§ **WHAT TO DO**
Pictures stay out of this copy; please retype only the lines from the start of the records through the line with "plt.rcParams['font.family'] = ['Liberation".

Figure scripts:

........

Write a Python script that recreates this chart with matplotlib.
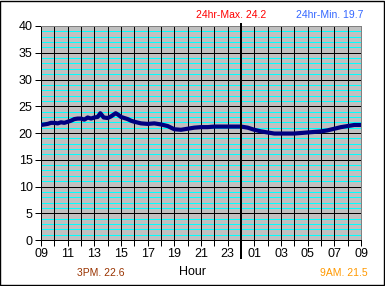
import matplotlib
matplotlib.use("Agg")
import matplotlib.pyplot as plt
from matplotlib.patches import Rectangle

plt.rcParams['font.family'] = ['Liberation Sans', 'DejaVu Sans']

# hours since midnight of day 1 (09 -> 33 = 09 next day)
hours = [9.0, 9.25, 9.5, 9.75, 10.0, 10.25, 10.5, 10.75, 11.0, 11.25, 11.5, 11.75,
         12.0, 12.25, 12.5, 12.75, 13.0, 13.25, 13.45, 13.7, 14.0, 14.25, 14.6, 14.8,
         15.0, 15.25, 15.5, 15.75, 16.0, 16.5, 17.0, 17.5, 18.0, 18.5, 19.0, 19.5,
         20.0, 20.5, 21.0, 21.5, 22.0, 22.5, 23.0, 23.5, 24.0, 24.5, 25.0, 25.5,
         26.0, 26.5, 27.0, 27.5, 28.0, 28.5, 29.0, 29.5, 30.0, 30.5, 31.0, 31.5,
         32.0, 32.5, 33.0]
temps = [21.5, 21.6, 21.7, 21.9, 21.9, 21.8, 22.0, 21.9, 22.1, 22.3, 22.6, 22.7,
         22.7, 22.5, 22.9, 22.7, 22.9, 23.0, 23.7, 22.9, 22.8, 23.1, 23.7, 23.4,
         23.0, 22.8, 22.6, 22.3, 22.1, 21.8, 21.7, 21.8, 21.6, 21.3, 20.7, 20.6,
         20.8, 21.0, 21.1, 21.1, 21.2, 21.2, 21.2, 21.2, 21.2, 21.0, 20.6, 20.3,
         20.1, 19.9, 19.9, 19.9, 19.9, 20.0, 20.1, 20.2, 20.3, 20.5, 20.8, 21.1,
         21.3, 21.5, 21.5]
xtick_pos = list(range(9, 34, 2))
xtick_labels = ["09", "11", "13", "15", "17", "19", "21", "23", "01", "03", "05", "07", "09"]
yticks = [0, 5, 10, 15, 20, 25, 30, 35, 40]

px = 72 / 100  # one pixel in points

fig = plt.figure(figsize=(3.85, 2.86), dpi=100)
ax = fig.add_axes([0.1065, 0.1608, 0.8312, 0.7483])
ax.set_facecolor("#c0c0c0")

# cyan minor lines every 1 unit, black every 5
for v in range(1, 40):
    if v % 5:
        ax.axhline(v, color="#00ffff", lw=px, zorder=1)
for v in yticks[1:-1]:
    ax.axhline(v, color="black", lw=px, zorder=1.5)
for h in range(10, 33):
    ax.axvline(h, color="black", lw=px, zorder=1.5)

ax.plot(hours, temps, color="#000080", lw=3.0, zorder=3)

# midnight marker, sticks out a little past the plot
ax.plot([24, 24], [-3.4, 40.4], color="black", lw=2 * px, zorder=4, clip_on=False)

ax.set_xlim(9, 33)
ax.set_ylim(0, 40)
ax.set_xticks(xtick_pos)
ax.set_xticklabels(xtick_labels)
ax.set_yticks(yticks)
ax.tick_params(axis="both", length=4, width=px, labelsize=9, color="black")
ax.tick_params(axis="x", pad=2)
ax.tick_params(axis="y", pad=2)
ax.set_xticks(range(9, 34), minor=True)
ax.tick_params(axis="x", which="minor", length=4, width=px)

for side in ["left", "bottom"]:
    ax.spines[side].set_color("black")
    ax.spines[side].set_linewidth(px)
for side in ["top", "right"]:
    ax.spines[side].set_color("#808080")
    ax.spines[side].set_linewidth(px)

fig.text(231 / 385, 1 - 15 / 286, "24hr-Max. 24.2", color="#ff0000", fontsize=7.5,
         ha="center", va="center")
fig.text(363 / 385, 1 - 15 / 286, "24hr-Min. 19.7", color="#3366ff", fontsize=7.5,
         ha="right", va="center")
fig.text(101 / 385, 1 - 273 / 286, "3PM. 22.6", color="#993300", fontsize=7.5,
         ha="center", va="center")
fig.text(193 / 385, 1 - 272 / 286, "Hour", color="black", fontsize=9,
         ha="center", va="center")
fig.text(368 / 385, 1 - 273 / 286, "9AM. 21.5", color="#ff9900", fontsize=7.5,
         ha="right", va="center")

fig.patches.append(Rectangle((0.001, 0.003), 0.996, 0.994, transform=fig.transFigure,
                             fill=False, edgecolor="black", lw=1.0))

fig.savefig("out.png", dpi=100)
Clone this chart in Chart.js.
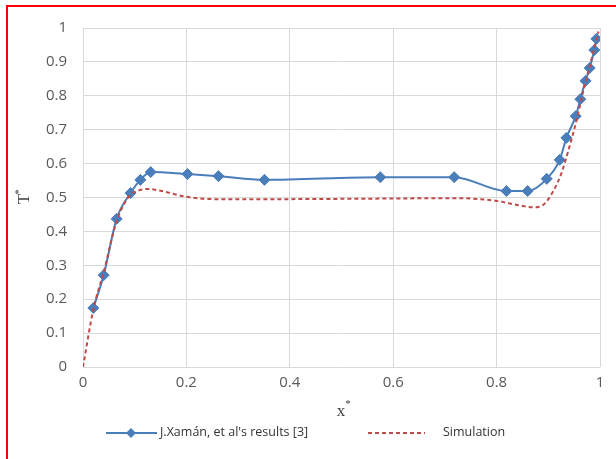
<!DOCTYPE html>
<html>
<head>
<meta charset="utf-8">
<script src="https://cdn.jsdelivr.net/npm/chart.js@4/dist/chart.umd.min.js"></script>
<style>
  html, body { margin: 0; padding: 0; background: #fff; }
  #wrap { position: relative; width: 616px; height: 459px; overflow: hidden; }
  #frame { position: absolute; left: 6px; top: 5px; width: 700px; height: 600px; border: 2px solid #ff0000; }
  canvas { position: absolute; left: 0; top: 0; }
</style>
</head>
<body>
<div id="wrap">
  <div id="frame"></div>
  <canvas id="chart" width="616" height="459"></canvas>
</div>
<script>
// J.Xamán, et al's results [3]
var xamanX = [0.020, 0.040, 0.065, 0.092, 0.111, 0.131, 0.202, 0.262, 0.351, 0.575, 0.718, 0.819, 0.860, 0.897, 0.922, 0.935, 0.953, 0.962, 0.972, 0.980, 0.989, 0.993];
var xamanY = [0.174, 0.271, 0.437, 0.513, 0.552, 0.575, 0.569, 0.563, 0.552, 0.560, 0.560, 0.519, 0.519, 0.555, 0.611, 0.676, 0.740, 0.790, 0.844, 0.882, 0.935, 0.968];

// Simulation
var simX = [0, 0.020, 0.040, 0.065, 0.090, 0.110, 0.125, 0.150, 0.200, 0.260, 0.350, 0.500, 0.600, 0.720, 0.800, 0.840, 0.870, 0.890, 0.910, 0.925, 0.940, 0.955, 0.967, 0.980, 0.997];
var simY = [0, 0.170, 0.280, 0.430, 0.505, 0.522, 0.525, 0.520, 0.502, 0.495, 0.495, 0.496, 0.497, 0.498, 0.490, 0.478, 0.471, 0.478, 0.520, 0.570, 0.645, 0.730, 0.810, 0.886, 0.990];

var xTicks = [0, 0.2, 0.4, 0.6, 0.8, 1];
var yTicks = [0, 0.1, 0.2, 0.3, 0.4, 0.5, 0.6, 0.7, 0.8, 0.9, 1];

var blue = '#4a7ebb';
var red = '#be4b48';

function toPoints(xs, ys) {
    return xs.map(function (x, i) { return { x: x, y: ys[i] }; });
}

function tickText(v) {
    return String(Math.round(v * 10) / 10);
}

// axis titles + legend drawn by hand
var extras = {
    id: 'extras',
    afterDraw: function (chart) {
        var ctx = chart.ctx;
        ctx.save();
        ctx.fillStyle = '#404040';
        ctx.textAlign = 'center';
        ctx.textBaseline = 'middle';
        // x*
        ctx.font = '17px "Liberation Serif"';
        ctx.fillText('x', 341, 412);
        ctx.font = '11px "Liberation Serif"';
        ctx.fillText('*', 348, 404);
        // T*
        ctx.translate(25, 199);
        ctx.rotate(-Math.PI / 2);
        ctx.font = '17px "Liberation Serif"';
        ctx.fillText('T', 0, 0);
        ctx.font = '11px "Liberation Serif"';
        ctx.fillText('*', 7, -6);
        ctx.restore();

        ctx.save();
        // legend blue
        ctx.strokeStyle = blue;
        ctx.lineWidth = 2;
        ctx.beginPath();
        ctx.moveTo(106, 433);
        ctx.lineTo(157, 433);
        ctx.stroke();
        ctx.fillStyle = blue;
        ctx.beginPath();
        ctx.moveTo(131, 428);
        ctx.lineTo(136, 433);
        ctx.lineTo(131, 438);
        ctx.lineTo(126, 433);
        ctx.closePath();
        ctx.fill();
        // legend red
        ctx.strokeStyle = red;
        ctx.setLineDash([4, 3]);
        ctx.beginPath();
        ctx.moveTo(368, 433);
        ctx.lineTo(425, 433);
        ctx.stroke();
        ctx.setLineDash([]);
        ctx.fillStyle = '#333';
        ctx.font = '12.5px "Open Sans"';
        ctx.textAlign = 'left';
        ctx.textBaseline = 'middle';
        ctx.fillText("J.Xamán, et al's results [3]", 160, 432);
        ctx.fillText('Simulation', 443, 432);
        ctx.restore();
    }
};

new Chart(document.getElementById('chart').getContext('2d'), {
    type: 'line',
    data: {
        datasets: [
            {
                label: 'Simulation',
                data: toPoints(simX, simY),
                borderColor: red,
                borderWidth: 2,
                borderDash: [4, 3],
                pointRadius: 0,
                cubicInterpolationMode: 'monotone',
                fill: false
            },
            {
                label: "J.Xamán, et al's results [3]",
                data: toPoints(xamanX, xamanY),
                borderColor: blue,
                backgroundColor: blue,
                borderWidth: 2,
                pointStyle: 'rectRot',
                pointRadius: 5.5,
                pointBorderWidth: 1,
                cubicInterpolationMode: 'monotone',
                fill: false
            }
        ]
    },
    options: {
        responsive: false,
        animation: false,
        layout: { padding: { left: 0, right: 16, top: 28, bottom: 0 } },
        plugins: { legend: { display: false }, tooltip: { enabled: false } },
        scales: {
            x: {
                type: 'linear',
                min: 0,
                max: 1,
                afterBuildTicks: function (s) { s.ticks = xTicks.map(function (v) { return { value: v }; }); },
                afterFit: function (s) { s.height = 92; },
                grid: { color: '#d9d9d9', drawTicks: false },
                border: { display: false },
                ticks: { color: '#595959', font: { family: 'Open Sans', size: 15 }, padding: 7, maxRotation: 0, callback: tickText }
            },
            y: {
                min: 0,
                max: 1,
                afterBuildTicks: function (s) { s.ticks = yTicks.map(function (v) { return { value: v }; }); },
                afterFit: function (s) { s.width = 83; },
                grid: { color: '#d9d9d9', drawTicks: false },
                border: { display: false },
                ticks: { color: '#595959', font: { family: 'Open Sans', size: 15 }, padding: 16, callback: tickText }
            }
        }
    },
    plugins: [extras]
});
</script>
</body>
</html>
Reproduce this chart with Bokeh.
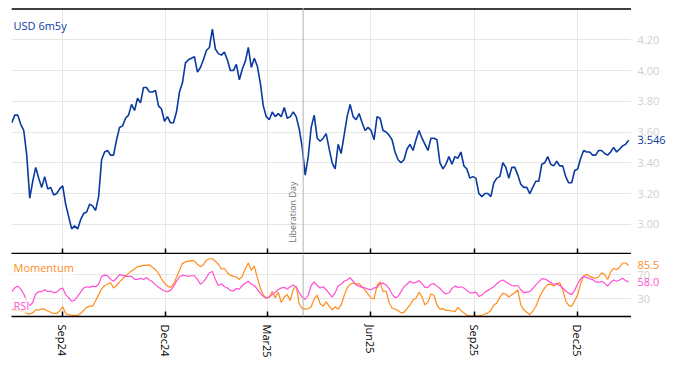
import pandas as pd
from bokeh.plotting import figure
from bokeh.layouts import column, row
from bokeh.models import (Range1d, MonthsTicker, DatetimeTickFormatter,
                          FixedTicker, Span, Label, ColumnDataSource)
from bokeh.core.properties import value
from bokeh.embed import file_html
from bokeh.resources import INLINE

# ---------------- data ----------------
series_name = "USD 6m5y"
data_start = "2024-07-17 18:00"
data_end = "2026-01-15 10:00"
view_start = "2024-07-17 12:00"
view_end = "2026-01-18 00:00"
liberation_day = "2025-04-02"
tick_months = [2, 5, 8, 11]          # Mar, Jun, Sep, Dec (0-based month index)
price_ticks = [3.0, 3.2, 3.4, 3.6, 3.8, 4.0, 4.2]
osc_ticks = [30, 70]

price = [
    3.66, 3.71, 3.71, 3.65, 3.61, 3.45, 3.17, 3.28, 3.37, 3.30,
    3.24, 3.31, 3.23, 3.24, 3.19, 3.20, 3.23, 3.25, 3.13, 3.05,
    2.97, 2.99, 2.97, 3.03, 3.07, 3.08, 3.13, 3.12, 3.09, 3.18,
    3.42, 3.47, 3.48, 3.45, 3.45, 3.55, 3.63, 3.64, 3.69, 3.71,
    3.78, 3.74, 3.82, 3.79, 3.89, 3.89, 3.86, 3.86, 3.87, 3.77,
    3.75, 3.67, 3.70, 3.66, 3.66, 3.73, 3.86, 3.92, 4.05, 4.07,
    4.08, 4.09, 3.99, 4.02, 4.07, 4.13, 4.15, 4.27, 4.14, 4.11,
    4.10, 4.12, 4.07, 4.00, 4.00, 4.04, 3.94, 4.01, 4.06, 4.15,
    4.02, 4.08, 4.03, 3.92, 3.77, 3.70, 3.68, 3.73, 3.70, 3.72,
    3.70, 3.76, 3.69, 3.70, 3.73, 3.70, 3.62, 3.50, 3.32, 3.44,
    3.63, 3.71, 3.56, 3.54, 3.56, 3.59, 3.49, 3.40, 3.36, 3.52,
    3.46, 3.58, 3.70, 3.78, 3.70, 3.68, 3.72, 3.66, 3.61, 3.63,
    3.61, 3.55, 3.70, 3.69, 3.61, 3.60, 3.58, 3.55, 3.47, 3.42,
    3.40, 3.42, 3.49, 3.52, 3.48, 3.55, 3.61, 3.56, 3.52, 3.48,
    3.56, 3.56, 3.55, 3.40, 3.36, 3.39, 3.44, 3.39, 3.44, 3.43,
    3.47, 3.38, 3.36, 3.30, 3.31, 3.30, 3.20, 3.18, 3.20, 3.20,
    3.18, 3.27, 3.30, 3.31, 3.40, 3.37, 3.30, 3.37, 3.37, 3.32,
    3.26, 3.24, 3.24, 3.20, 3.24, 3.28, 3.28, 3.39, 3.40, 3.44,
    3.39, 3.38, 3.41, 3.38, 3.38, 3.31, 3.27, 3.27, 3.35, 3.36,
    3.43, 3.48, 3.47, 3.47, 3.45, 3.45, 3.48, 3.48, 3.46, 3.45,
    3.47, 3.50, 3.47, 3.49, 3.51, 3.52, 3.546,
]

momentum = [
    13, 12, 11, 10, 9, 6, 5, 7, 12, 12,
    13, 13, 10, 8, 6, 6, 10, 17, 6, 4,
    3, 3, 3, 6, 11, 16, 18, 18, 27, 37,
    46, 52, 54, 57, 48, 52, 58, 63, 68, 72,
    76, 79, 83, 84, 85, 85, 86, 82, 78, 72,
    63, 56, 51, 49, 54, 65, 77, 88, 91, 92,
    93, 92, 87, 83, 86, 94, 96, 96, 92, 87,
    79, 80, 73, 69, 67, 66, 62, 67, 80, 89,
    77, 84, 65, 48, 36, 32, 33, 42, 32, 41,
    24, 33, 37, 27, 46, 51, 22, 14, 13, 14,
    17, 30, 36, 22, 18, 25, 18, 12, 17, 13,
    20, 35, 48, 54, 56, 54, 55, 50, 44, 38,
    31, 30, 52, 58, 42, 43, 24, 15, 13, 11,
    7, 8, 14, 20, 28, 31, 41, 33, 20, 25,
    38, 36, 20, 13, 14, 11, 11, 10, 9, 16,
    11, 7, 3, 2, 2, 2, 2, 3, 5, 7,
    11, 20, 23, 33, 39, 38, 33, 37, 40, 45,
    20, 12, 8, 4, 10, 17, 30, 40, 48, 54,
    54, 51, 54, 57, 45, 27, 19, 18, 27, 37,
    55, 68, 70, 67, 65, 64, 66, 73, 70, 62,
    74, 80, 78, 82, 89, 89, 85.5,
]

rsi = [
    42, 48, 51, 46, 38, 26, 19, 24, 38, 42,
    42, 45, 42, 43, 40, 41, 46, 48, 37, 32,
    26, 28, 34, 41, 48, 50, 49, 51, 50, 54,
    67, 69, 68, 62, 59, 64, 70, 69, 67, 67,
    67, 62, 62, 64, 62, 65, 61, 58, 53, 49,
    46, 43, 42, 44, 50, 59, 66, 69, 68, 67,
    68, 68, 62, 54, 58, 65, 73, 75, 62, 52,
    55, 50, 48, 44, 43, 47, 46, 52, 56, 59,
    54, 52, 46, 39, 34, 31, 33, 37, 41, 45,
    48, 49, 46, 50, 53, 49, 40, 33, 29, 36,
    52, 58, 52, 48, 50, 45, 39, 33, 40, 51,
    54, 59, 61, 65, 59, 53, 51, 49, 48, 46,
    45, 48, 49, 55, 56, 53, 47, 38, 32, 34,
    42, 50, 54, 59, 56, 57, 60, 55, 49, 49,
    54, 55, 51, 47, 42, 38, 40, 47, 51, 49,
    50, 48, 44, 40, 40, 41, 34, 36, 41, 44,
    47, 50, 55, 59, 61, 58, 55, 52, 51, 52,
    45, 40, 41, 42, 47, 53, 58, 63, 63, 60,
    57, 54, 55, 52, 48, 43, 39, 37, 44, 55,
    63, 67, 65, 63, 62, 58, 57, 59, 56, 51,
    57, 61, 59, 61, 64, 60, 58.0,
]

# ---------------- style ----------------
FONT = "Open Sans"
BLUE = "#0a39a0"
ORANGE = "#ff8c1a"
PINK = "#ff4fd2"
GRID = "#e6e6e6"
TICKGRAY = "#cfcfcf"
FRAME_W = 620
SIDE_W = 37
TOP_H = 246
Y_TOP = 4.41           # top of the price range
Y_RULE = 4.40          # level of the black top border rule

def dates_for(vals):
    return pd.date_range(pd.Timestamp(data_start), pd.Timestamp(data_end), periods=len(vals))


src_p = ColumnDataSource(dict(date=dates_for(price), v=price))
src_m = ColumnDataSource(dict(date=dates_for(momentum), v=momentum))
src_r = ColumnDataSource(dict(date=dates_for(rsi), v=rsi))

view_start_ms = pd.Timestamp(view_start).timestamp() * 1000.0
view_end_ms = pd.Timestamp(view_end).timestamp() * 1000.0
x_range = Range1d(view_start_ms, view_end_ms)
y_price = Range1d(2.81, Y_TOP)
y_osc = Range1d(1, 103)
lib_ms = pd.Timestamp(liberation_day).timestamp() * 1000.0

month_starts = pd.date_range(pd.Timestamp(view_start).normalize().replace(day=1),
                             pd.Timestamp(view_end), freq="MS")
tick_ms = [d.timestamp() * 1000.0 for d in month_starts if (d.month - 1) in tick_months]


def base_style(p):
    p.outline_line_color = None
    p.background_fill_color = "white"
    p.border_fill_color = "white"
    p.xgrid.ticker = MonthsTicker(months=tick_months)
    p.xgrid.grid_line_color = GRID
    p.ygrid.grid_line_color = GRID


def side_strip(y_rng, frame_h, top):
    s = figure(title=None, frame_width=SIDE_W, frame_height=frame_h,
               x_range=Range1d(0, 1), y_range=y_rng,
               x_axis_location=None, y_axis_location=None,
               output_backend="svg", toolbar_location=None,
               min_border_left=0, min_border_right=0, min_border_top=top, min_border_bottom=0)
    s.outline_line_color = None
    s.xgrid.visible = False
    s.ygrid.visible = False
    s.border_fill_color = "white"
    return s


def side_text(s, ys, texts, color):
    src = ColumnDataSource(dict(x=[0] * len(ys), y=ys, t=texts))
    s.text("x", "y", text="t", source=src, x_offset=6, text_color=color,
           text_font=value(FONT), text_font_size="11px",
           text_align="left", text_baseline="middle")


# ---------- top panel ----------
p1 = figure(title=None, x_axis_type="datetime", y_axis_location=None,
            frame_width=FRAME_W, frame_height=TOP_H,
            x_range=x_range, y_range=y_price,
            output_backend="svg", toolbar_location=None,
            min_border_left=11, min_border_right=0, min_border_top=7, min_border_bottom=1)
base_style(p1)
p1.ygrid.ticker = FixedTicker(ticks=price_ticks)
bx = p1.below[0]
bx.ticker = FixedTicker(ticks=[], minor_ticks=tick_ms)   # tick marks only, no labels
bx.axis_line_color = "black"
bx.axis_line_width = 1.5
bx.major_tick_out = 0
bx.major_tick_in = 0
bx.minor_tick_line_color = "black"
bx.minor_tick_line_width = 1.5
bx.minor_tick_in = 5
bx.minor_tick_out = 0

# black top border rule, drawn just inside the frame
p1.add_layout(Span(location=Y_RULE, dimension="width", line_color="black", line_width=1.5))

p1.add_layout(Span(location=lib_ms, dimension="height", line_color="#b4b4b4", line_width=1))
p1.line("date", "v", source=src_p, line_color=BLUE, line_width=1.6)

p1.add_layout(Label(x=2, y=TOP_H - 18, x_units="screen", y_units="screen", text=series_name,
                    text_color=BLUE, text_font=FONT, text_font_size="11px",
                    text_baseline="middle"))
p1.add_layout(Label(x=lib_ms, y=11, y_units="screen", x_offset=-4, angle=90, angle_units="deg",
                    text="Liberation Day", text_color="#707070", text_font=FONT,
                    text_font_size="9px", text_baseline="bottom", text_align="left"))

p1s = side_strip(y_price, TOP_H, 7)
side_text(p1s, price_ticks, [f"{t:.2f}" for t in price_ticks], TICKGRAY)
side_text(p1s, [price[-1]], [f"{price[-1]:.3f}"], BLUE)

# ---------- bottom panel ----------
p2 = figure(title=None, x_axis_type="datetime", y_axis_location=None,
            frame_width=FRAME_W, frame_height=62,
            x_range=x_range, y_range=y_osc,
            output_backend="svg", toolbar_location=None,
            min_border_left=11, min_border_right=0, min_border_top=0, min_border_bottom=0)
base_style(p2)
p2.ygrid.ticker = FixedTicker(ticks=osc_ticks)
xa = p2.below[0]
xa.ticker = MonthsTicker(months=tick_months)
xa.formatter = DatetimeTickFormatter(months="%b%y", days="%b%y", years="%b%y")
xa.major_label_orientation = "vertical"
xa.major_label_text_font = FONT
xa.major_label_text_font_size = "11px"
xa.major_label_text_color = "black"
xa.major_label_standoff = 8
xa.axis_line_color = "black"
xa.axis_line_width = 1.5
xa.major_tick_line_color = "black"
xa.major_tick_line_width = 1.5
xa.major_tick_in = 5
xa.major_tick_out = 0
xa.minor_tick_line_color = None
xa.minor_tick_out = 0

p2.add_layout(Span(location=lib_ms, dimension="height", line_color="#b4b4b4", line_width=1))
p2.line("date", "v", source=src_m, line_color=ORANGE, line_width=1.2)
p2.line("date", "v", source=src_r, line_color=PINK, line_width=1.2)

p2.add_layout(Label(x=2, y=49, x_units="screen", y_units="screen", text="Momentum",
                    text_color=ORANGE, text_font=FONT, text_font_size="11px",
                    text_baseline="middle", background_fill_color="white",
                    background_fill_alpha=0.7))
p2.add_layout(Label(x=2, y=11, x_units="screen", y_units="screen", text="RSI",
                    text_color=PINK, text_font=FONT, text_font_size="11px",
                    text_baseline="middle", background_fill_color="white",
                    background_fill_alpha=0.7))

p2s = side_strip(y_osc, 62, 0)
side_text(p2s, osc_ticks, [str(t) for t in osc_ticks], TICKGRAY)
side_text(p2s, [momentum[-1]], [f"{momentum[-1]:.1f}"], ORANGE)
side_text(p2s, [rsi[-1]], [f"{rsi[-1]:.1f}"], PINK)

layout = column(row(p1, p1s, spacing=0), row(p2, p2s, spacing=0), spacing=0)
open("out.html", "w").write(file_html(layout, INLINE))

........

§ **TASK RESULT**
Write a Python script that recreates this chart with matplotlib.
import matplotlib
matplotlib.use("Agg")
import matplotlib.pyplot as plt
from matplotlib.patches import Rectangle

plt.rcParams['font.family'] = ['Liberation Sans', 'DejaVu Sans']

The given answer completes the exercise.